In that sense, Felix and Meira didn't have to do much to move me as an audience member. These are not stories lacking in drama. For me, the humorless Yiddishist, all Felix and Meira had to do was get the Yiddish right. And that it did. With one jarring exception, the language and setting were beautifully rendered, a major achievement in itself, reflecting the input of ex-Hasid turned actor Twersky.
Yaron and Twersky give beautiful, understated performances, gracefully moving between Yiddish, French and English. It would have been easy to drift toward melodrama given the storyline, yet the writers stay away from big gestures or lurking trauma. Most importantly Twersky's Shulem, Meira's husband, with his soulful eyes, is no monster, but, like Meira, a young person coping the best he can with limited education in matters of the heart. I found Shulem so sympathetic that when he finally confronts Felix canoodling with Meira, I found myself wishing he had really clocked him, instead of taking Felix down in a comical hail of slaps. The dramatic tension simmers at low, even at the moments when most is at stake.
And that's the quirky, fairytale quality of Felix and Meira. In real life, brutal custody battles are the norm for those leaving the community. Wayward souls like Meira are rarely dealt with in such a gentle manner. Most of those who leave have paid dearly, some have paid the highest cost, either with their children, or their lives. There are few fairytale endings in the real world.
Like Harold and Maude and The Graduate, Felix and Meira relies heavily on a pop music soundtrack to amplify the story. I teared up as forlorn Meira peered through strange windows, watching a couple make love, all while Leonard Cohen’s Famous Blue Raincoat came on, handed me a tissue, and told me it was ok to let it all out. A good cry is one of the fundamental pleasures of cinema, isn't it?

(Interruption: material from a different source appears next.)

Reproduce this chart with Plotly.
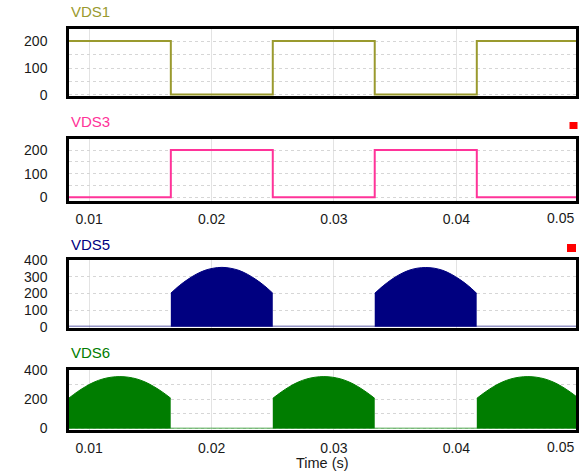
import plotly.graph_objects as go

# ---- data -------------------------------------------------------------
# switching instants (s) of the square-wave drain-source voltages
t_edges = [0.00835, 0.01667, 0.025, 0.03333, 0.04167, 0.05]
vds1_levels = [200, 2, 200, 2, 200, 200]
vds3_levels = [1, 200, 1, 200, 1, 1]

# time offsets (s) inside one conduction interval of the sinusoidal humps
hump_offsets = [0, 0.00069, 0.00139, 0.00208, 0.00278, 0.00347, 0.00417,
                0.00486, 0.00556, 0.00625, 0.00694, 0.00764, 0.00833]

vds5_starts = [0.01667, 0.03333]
vds5_humps = [
    [201, 246, 284, 315, 338, 351, 356, 351, 338, 315, 284, 246, 201],
    [200, 245, 284, 315, 338, 351, 355, 351, 338, 315, 284, 246, 200],
]
vds5_low = 2

vds6_starts = [0.00833, 0.025, 0.04167]
vds6_humps = [
    [206, 249, 286, 316, 337, 349, 353, 349, 337, 316, 286, 249, 206],
    [205, 248, 286, 316, 337, 349, 353, 349, 337, 316, 286, 248, 205],
    [205, 248, 286, 316, 337, 349, 353, 349, 337, 316, 286, 248, 205],
]
vds6_low = 2

x_ticks = [0.01, 0.02, 0.03, 0.04]
x_last_label = "0.05"

names = ["VDS1", "VDS3", "VDS5", "VDS6"]
colors = ["#9a9a2e", "#ff3399", "#000080", "#007d00"]
base_colors = ["#9a9a2e", "#ff3399", "rgba(60,60,150,0.55)", "rgba(60,160,60,0.6)"]

y_ranges = [[-5, 246], [-14, 248], [-6, 402], [-8, 400]]
y_tickvals = [[0, 50, 100, 150, 200], [0, 50, 100, 150, 200],
              [0, 100, 200, 300, 400], [0, 100, 200, 300, 400]]
y_ticktext = [["0", "", "100", "", "200"], ["0", "", "100", "", "200"],
              ["0", "100", "200", "300", "400"], ["0", "", "200", "", "400"]]

# ---- layout geometry (pixels) -------------------------------------------
W, H = 585, 471
LEFT, RIGHT = 69, 576.3
panels_px = [(28.7, 96.3), (138.7, 200.7), (259.7, 327.7), (369.7, 429.7)]
title_y_px = [12, 122, 244, 352.5]
x_range = [0.00835, 0.0498]

FONT = "Liberation Sans, Arial, sans-serif"


def ydom(top, bottom):
    return [1 - bottom / H, 1 - top / H]


fig = go.Figure()

# square waves
for i, lv in ((1, vds1_levels), (2, vds3_levels)):
    fig.add_trace(go.Scatter(
        x=t_edges, y=lv, mode="lines", line=dict(color=colors[i - 1], width=2, shape="hv"),
        xaxis=f"x{i}", yaxis=f"y{i}", showlegend=False, hoverinfo="skip"))

# filled sinusoidal humps
for i, starts, humps, low in ((3, vds5_starts, vds5_humps, vds5_low),
                              (4, vds6_starts, vds6_humps, vds6_low)):
    fig.add_trace(go.Scatter(
        x=[t_edges[0], t_edges[-1]], y=[low, low], mode="lines",
        line=dict(color=base_colors[i - 1], width=1.5),
        xaxis=f"x{i}", yaxis=f"y{i}", showlegend=False, hoverinfo="skip"))
    for s, vals in zip(starts, humps):
        fig.add_trace(go.Scatter(
            x=[s + o for o in hump_offsets], y=vals, mode="lines",
            line=dict(color=colors[i - 1], width=1, shape="spline"),
            fill="tozeroy", fillcolor=colors[i - 1],
            xaxis=f"x{i}", yaxis=f"y{i}", showlegend=False, hoverinfo="skip"))

layout = dict(
    width=W, height=H,
    margin=dict(l=0, r=0, t=0, b=0, autoexpand=False),
    paper_bgcolor="white", plot_bgcolor="white",
    font=dict(family=FONT, size=14, color="#1a1a1a"),
    annotations=[], shapes=[],
)

for i in range(1, 5):
    top, bottom = panels_px[i - 1]
    show_x_labels = i in (2, 4)
    layout[f"xaxis{i}"] = dict(
        domain=[LEFT / W, RIGHT / W], anchor=f"y{i}", range=x_range,
        tickmode="array", tickvals=x_ticks, ticktext=[f"{v:.2f}" for v in x_ticks],
        showticklabels=show_x_labels, ticks="", ticklabelstandoff=4,
        showgrid=True, gridcolor="#e3e3e3", gridwidth=1,
        showline=True, mirror=True, linecolor="black", linewidth=2.5,
        zeroline=False, automargin=False, tickfont=dict(size=14, color="#1a1a1a"),
    )
    layout[f"yaxis{i}"] = dict(
        domain=ydom(top, bottom), anchor=f"x{i}", range=y_ranges[i - 1],
        tickmode="array", tickvals=y_tickvals[i - 1], ticktext=y_ticktext[i - 1],
        ticks="", ticklabelstandoff=16,
        showgrid=True, gridcolor="#d6d6d6", gridwidth=1, griddash="dot",
        showline=True, mirror=True, linecolor="black", linewidth=2.5,
        zeroline=False, automargin=False, tickfont=dict(size=14, color="#1a1a1a"),
    )
    # panel title
    layout["annotations"].append(dict(
        text=names[i - 1], xref="paper", yref="paper",
        x=LEFT / W, y=1 - title_y_px[i - 1] / H, xanchor="left", yanchor="middle",
        showarrow=False, font=dict(size=15, color=colors[i - 1], family=FONT)))
    if show_x_labels:
        layout["annotations"].append(dict(
            text=x_last_label, xref=f"x{i} domain", yref="paper",
            x=1, y=1 - (bottom + 17) / H, xanchor="right", yanchor="middle",
            showarrow=False, font=dict(size=14, color="#1a1a1a", family=FONT)))

layout["annotations"].append(dict(
    text="Time (s)", xref="paper", yref="paper",
    x=(LEFT + RIGHT) / 2 / W, y=1 - 462.5 / H, xanchor="center", yanchor="middle",
    showarrow=False, font=dict(size=14.5, color="#1a1a1a", family=FONT)))

# small red markers at the right of the VDS3 and VDS5 panels
for cx, cy, w, h in ((573.5, 125.5, 8, 7), (571.5, 248, 9, 8)):
    layout["shapes"].append(dict(
        type="rect", xref="paper", yref="paper",
        x0=(cx - w / 2) / W, x1=(cx + w / 2) / W,
        y0=1 - (cy + h / 2) / H, y1=1 - (cy - h / 2) / H,
        fillcolor="#ff0000", line=dict(width=0)))

fig.update_layout(**layout)
fig.write_html("out.html")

Unlike Harold and Maude and The Graduate, however, Felix and Meira lacks the nerve for black comedy. Some critics have dinged it for being excessively gloomy. A great black comedy embraces the gloom with glee, wringing comedy out of angst. When Felix dresses in full Hasidic garb in a desperate effort to see Meira, it just comes off as cringeworthy, a throwback to the silliness of a movie like The Mad Adventures of Rabbi Jacob, a French comedy in which a bigot is forced to hide out in Hasidic garb, passing as a ‘Rabbi’ with much hijinks ensuing. But Felix and Meira is too hesitant to really exploit the absurdity inherent in cross-cultural romance.

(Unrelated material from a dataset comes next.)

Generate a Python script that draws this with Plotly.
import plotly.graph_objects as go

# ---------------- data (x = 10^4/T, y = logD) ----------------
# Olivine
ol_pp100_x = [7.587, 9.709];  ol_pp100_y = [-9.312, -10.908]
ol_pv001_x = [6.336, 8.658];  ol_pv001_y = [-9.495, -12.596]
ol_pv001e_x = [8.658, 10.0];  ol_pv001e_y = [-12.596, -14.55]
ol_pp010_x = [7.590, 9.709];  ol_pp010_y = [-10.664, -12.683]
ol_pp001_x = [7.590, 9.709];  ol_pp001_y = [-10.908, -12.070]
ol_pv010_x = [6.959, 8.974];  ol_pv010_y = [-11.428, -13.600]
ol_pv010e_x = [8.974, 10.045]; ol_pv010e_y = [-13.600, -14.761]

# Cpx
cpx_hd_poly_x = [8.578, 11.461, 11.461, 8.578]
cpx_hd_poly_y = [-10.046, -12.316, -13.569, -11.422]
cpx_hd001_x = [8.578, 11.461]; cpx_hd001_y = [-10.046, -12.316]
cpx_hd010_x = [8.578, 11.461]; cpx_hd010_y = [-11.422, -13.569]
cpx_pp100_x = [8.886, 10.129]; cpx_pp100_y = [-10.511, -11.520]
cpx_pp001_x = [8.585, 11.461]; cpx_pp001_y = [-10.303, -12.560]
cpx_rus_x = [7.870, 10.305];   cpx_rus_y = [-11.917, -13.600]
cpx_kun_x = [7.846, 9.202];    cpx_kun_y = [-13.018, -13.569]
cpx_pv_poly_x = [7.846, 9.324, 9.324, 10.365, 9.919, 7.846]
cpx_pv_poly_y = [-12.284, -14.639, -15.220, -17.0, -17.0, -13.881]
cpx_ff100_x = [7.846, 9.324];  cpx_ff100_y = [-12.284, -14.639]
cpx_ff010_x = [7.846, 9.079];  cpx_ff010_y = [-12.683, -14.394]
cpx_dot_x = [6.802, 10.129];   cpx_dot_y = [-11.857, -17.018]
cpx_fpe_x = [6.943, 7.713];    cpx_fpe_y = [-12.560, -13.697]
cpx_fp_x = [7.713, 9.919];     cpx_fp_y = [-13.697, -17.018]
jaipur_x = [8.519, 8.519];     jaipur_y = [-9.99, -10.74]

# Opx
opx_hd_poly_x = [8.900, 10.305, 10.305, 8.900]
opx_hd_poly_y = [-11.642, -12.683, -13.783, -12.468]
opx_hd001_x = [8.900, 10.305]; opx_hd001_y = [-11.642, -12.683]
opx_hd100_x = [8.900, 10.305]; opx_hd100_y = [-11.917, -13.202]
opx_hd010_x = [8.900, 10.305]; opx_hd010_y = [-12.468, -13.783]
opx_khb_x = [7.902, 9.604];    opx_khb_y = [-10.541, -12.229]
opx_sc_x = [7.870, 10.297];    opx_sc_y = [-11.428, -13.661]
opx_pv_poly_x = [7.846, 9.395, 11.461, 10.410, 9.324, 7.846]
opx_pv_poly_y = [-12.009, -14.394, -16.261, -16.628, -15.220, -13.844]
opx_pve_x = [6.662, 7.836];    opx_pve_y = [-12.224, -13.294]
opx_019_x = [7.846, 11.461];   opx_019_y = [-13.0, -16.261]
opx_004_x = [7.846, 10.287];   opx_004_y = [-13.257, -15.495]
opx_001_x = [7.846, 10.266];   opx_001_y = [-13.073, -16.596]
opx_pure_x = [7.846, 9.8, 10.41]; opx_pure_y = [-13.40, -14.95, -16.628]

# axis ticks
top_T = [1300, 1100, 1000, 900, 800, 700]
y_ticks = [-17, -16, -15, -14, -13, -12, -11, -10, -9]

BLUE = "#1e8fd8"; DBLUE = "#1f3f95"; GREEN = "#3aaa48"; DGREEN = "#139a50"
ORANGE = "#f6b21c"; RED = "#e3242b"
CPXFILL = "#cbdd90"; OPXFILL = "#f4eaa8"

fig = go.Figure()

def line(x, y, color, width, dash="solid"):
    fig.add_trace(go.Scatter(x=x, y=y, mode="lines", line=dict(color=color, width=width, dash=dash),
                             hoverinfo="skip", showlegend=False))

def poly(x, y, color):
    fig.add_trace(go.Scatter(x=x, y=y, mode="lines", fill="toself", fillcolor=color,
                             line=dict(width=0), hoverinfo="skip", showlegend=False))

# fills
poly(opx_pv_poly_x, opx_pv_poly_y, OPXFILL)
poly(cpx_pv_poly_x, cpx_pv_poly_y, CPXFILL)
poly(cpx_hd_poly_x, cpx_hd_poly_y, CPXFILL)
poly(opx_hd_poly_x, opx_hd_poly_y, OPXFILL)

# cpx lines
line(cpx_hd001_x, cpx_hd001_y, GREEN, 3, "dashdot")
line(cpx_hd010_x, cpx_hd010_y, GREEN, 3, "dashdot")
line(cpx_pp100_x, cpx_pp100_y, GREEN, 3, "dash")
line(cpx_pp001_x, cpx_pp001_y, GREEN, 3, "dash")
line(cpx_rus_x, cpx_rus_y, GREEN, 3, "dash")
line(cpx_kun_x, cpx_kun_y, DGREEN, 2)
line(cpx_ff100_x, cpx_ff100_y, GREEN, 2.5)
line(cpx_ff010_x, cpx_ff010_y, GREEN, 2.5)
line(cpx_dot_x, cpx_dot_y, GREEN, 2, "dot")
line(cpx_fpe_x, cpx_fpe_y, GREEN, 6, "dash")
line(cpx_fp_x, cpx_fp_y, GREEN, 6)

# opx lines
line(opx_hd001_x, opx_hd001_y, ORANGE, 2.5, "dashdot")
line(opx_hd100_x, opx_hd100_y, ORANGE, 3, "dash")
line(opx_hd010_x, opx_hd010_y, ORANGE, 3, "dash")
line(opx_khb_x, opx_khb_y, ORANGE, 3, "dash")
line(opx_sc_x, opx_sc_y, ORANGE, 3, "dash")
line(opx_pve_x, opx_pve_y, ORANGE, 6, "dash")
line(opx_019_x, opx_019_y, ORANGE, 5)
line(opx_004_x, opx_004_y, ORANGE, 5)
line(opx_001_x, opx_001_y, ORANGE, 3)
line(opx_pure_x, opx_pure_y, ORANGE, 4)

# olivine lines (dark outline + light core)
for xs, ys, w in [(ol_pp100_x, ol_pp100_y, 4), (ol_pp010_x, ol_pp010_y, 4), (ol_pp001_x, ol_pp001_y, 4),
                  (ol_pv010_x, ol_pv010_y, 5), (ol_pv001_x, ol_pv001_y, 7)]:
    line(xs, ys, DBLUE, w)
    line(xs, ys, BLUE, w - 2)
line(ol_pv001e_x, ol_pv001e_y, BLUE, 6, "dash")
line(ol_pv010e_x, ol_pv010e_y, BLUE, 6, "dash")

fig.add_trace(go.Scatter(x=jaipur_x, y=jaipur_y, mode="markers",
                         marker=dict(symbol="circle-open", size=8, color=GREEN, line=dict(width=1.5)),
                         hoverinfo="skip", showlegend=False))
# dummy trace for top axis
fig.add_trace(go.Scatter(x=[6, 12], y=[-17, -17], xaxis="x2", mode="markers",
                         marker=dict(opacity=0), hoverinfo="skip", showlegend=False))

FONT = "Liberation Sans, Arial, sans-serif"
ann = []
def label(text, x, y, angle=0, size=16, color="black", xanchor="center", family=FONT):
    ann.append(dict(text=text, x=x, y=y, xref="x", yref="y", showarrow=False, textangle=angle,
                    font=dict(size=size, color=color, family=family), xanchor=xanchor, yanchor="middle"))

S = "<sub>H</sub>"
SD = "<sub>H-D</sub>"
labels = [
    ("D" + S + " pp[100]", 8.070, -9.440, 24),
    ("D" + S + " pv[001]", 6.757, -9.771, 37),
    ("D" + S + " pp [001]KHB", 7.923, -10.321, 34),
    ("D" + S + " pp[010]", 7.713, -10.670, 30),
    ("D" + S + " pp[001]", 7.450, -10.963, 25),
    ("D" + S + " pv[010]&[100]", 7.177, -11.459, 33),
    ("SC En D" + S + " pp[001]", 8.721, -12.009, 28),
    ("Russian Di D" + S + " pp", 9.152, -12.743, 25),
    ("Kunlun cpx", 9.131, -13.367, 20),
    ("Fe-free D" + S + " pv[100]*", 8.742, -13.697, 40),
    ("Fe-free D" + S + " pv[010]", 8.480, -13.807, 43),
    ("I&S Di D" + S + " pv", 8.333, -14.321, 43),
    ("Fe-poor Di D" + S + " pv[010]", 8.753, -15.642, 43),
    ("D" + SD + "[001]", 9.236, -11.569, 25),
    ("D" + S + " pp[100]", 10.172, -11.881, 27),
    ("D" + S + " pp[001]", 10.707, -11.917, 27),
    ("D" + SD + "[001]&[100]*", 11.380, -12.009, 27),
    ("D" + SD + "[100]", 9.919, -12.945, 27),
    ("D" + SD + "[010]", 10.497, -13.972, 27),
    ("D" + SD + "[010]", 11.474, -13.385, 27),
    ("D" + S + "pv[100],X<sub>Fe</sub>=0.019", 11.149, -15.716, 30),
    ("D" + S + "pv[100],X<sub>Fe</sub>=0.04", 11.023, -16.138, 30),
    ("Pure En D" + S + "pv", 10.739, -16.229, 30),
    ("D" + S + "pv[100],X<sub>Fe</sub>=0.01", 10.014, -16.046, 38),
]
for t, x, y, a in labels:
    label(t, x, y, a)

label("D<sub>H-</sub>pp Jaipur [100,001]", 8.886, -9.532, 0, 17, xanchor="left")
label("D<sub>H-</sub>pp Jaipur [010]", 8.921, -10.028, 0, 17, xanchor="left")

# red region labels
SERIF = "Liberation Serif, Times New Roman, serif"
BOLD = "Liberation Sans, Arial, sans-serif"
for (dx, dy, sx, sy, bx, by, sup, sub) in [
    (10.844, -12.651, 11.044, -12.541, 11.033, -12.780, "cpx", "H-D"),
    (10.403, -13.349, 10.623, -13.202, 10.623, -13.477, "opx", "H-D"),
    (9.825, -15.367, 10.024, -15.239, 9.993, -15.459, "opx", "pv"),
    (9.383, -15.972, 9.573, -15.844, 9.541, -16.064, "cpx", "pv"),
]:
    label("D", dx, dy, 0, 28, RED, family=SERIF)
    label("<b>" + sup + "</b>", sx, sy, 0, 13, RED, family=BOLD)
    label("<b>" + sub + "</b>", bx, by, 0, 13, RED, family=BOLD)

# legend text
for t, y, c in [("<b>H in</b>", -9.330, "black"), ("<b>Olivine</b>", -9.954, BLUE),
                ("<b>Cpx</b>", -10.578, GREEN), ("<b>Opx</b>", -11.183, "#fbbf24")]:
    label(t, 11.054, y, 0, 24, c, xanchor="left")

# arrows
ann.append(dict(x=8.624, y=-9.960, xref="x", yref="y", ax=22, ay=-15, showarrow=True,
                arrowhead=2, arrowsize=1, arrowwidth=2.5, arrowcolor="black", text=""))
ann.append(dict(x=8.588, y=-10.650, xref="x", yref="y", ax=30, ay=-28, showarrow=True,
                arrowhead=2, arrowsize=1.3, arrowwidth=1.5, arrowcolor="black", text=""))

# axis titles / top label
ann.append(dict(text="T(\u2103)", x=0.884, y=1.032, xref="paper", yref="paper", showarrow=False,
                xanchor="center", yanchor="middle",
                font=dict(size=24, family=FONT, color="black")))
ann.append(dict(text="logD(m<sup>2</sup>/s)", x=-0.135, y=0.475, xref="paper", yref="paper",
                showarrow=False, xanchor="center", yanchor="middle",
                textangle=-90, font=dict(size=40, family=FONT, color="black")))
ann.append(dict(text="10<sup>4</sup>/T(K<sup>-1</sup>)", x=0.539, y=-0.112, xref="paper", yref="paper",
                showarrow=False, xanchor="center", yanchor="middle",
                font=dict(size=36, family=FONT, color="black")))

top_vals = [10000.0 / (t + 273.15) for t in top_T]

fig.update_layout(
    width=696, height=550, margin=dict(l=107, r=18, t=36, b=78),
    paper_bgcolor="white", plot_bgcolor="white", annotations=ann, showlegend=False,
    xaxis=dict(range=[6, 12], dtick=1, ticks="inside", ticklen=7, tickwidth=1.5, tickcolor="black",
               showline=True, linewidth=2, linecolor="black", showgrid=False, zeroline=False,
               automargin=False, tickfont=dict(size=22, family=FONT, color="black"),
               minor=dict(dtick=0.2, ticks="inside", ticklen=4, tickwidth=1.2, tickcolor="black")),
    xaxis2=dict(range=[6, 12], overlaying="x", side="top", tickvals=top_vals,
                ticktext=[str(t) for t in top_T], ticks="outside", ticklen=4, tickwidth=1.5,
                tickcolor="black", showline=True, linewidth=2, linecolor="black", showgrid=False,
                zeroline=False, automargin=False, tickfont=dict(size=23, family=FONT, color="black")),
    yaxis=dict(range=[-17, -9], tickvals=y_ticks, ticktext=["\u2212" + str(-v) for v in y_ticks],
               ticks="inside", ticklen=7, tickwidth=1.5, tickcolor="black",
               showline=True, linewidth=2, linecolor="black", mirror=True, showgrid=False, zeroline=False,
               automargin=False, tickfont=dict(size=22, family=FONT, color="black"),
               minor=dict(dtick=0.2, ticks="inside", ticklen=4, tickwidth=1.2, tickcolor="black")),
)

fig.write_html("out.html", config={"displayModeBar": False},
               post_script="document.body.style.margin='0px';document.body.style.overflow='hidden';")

Indeed, Felix and Meira positions itself as a straight OTD narrative, but with little exploration of what it means to be a woman trapped in that community or what Meira really longs for, besides forbidden music. (How Meira would come to have a record player and rather esoteric taste in records is another matter.)
Had the filmmakers committed to either comedy or topical drama, Felix and Meira might have ended up a minor classic. For my money, the best portrayal of the OTD narrative is still the much less slick, but more psychologically insightful, Mendy: A Question of Faith. (2003). As it is, Felix and Meira is an entertaining but slight Yiddish flavored fairytale.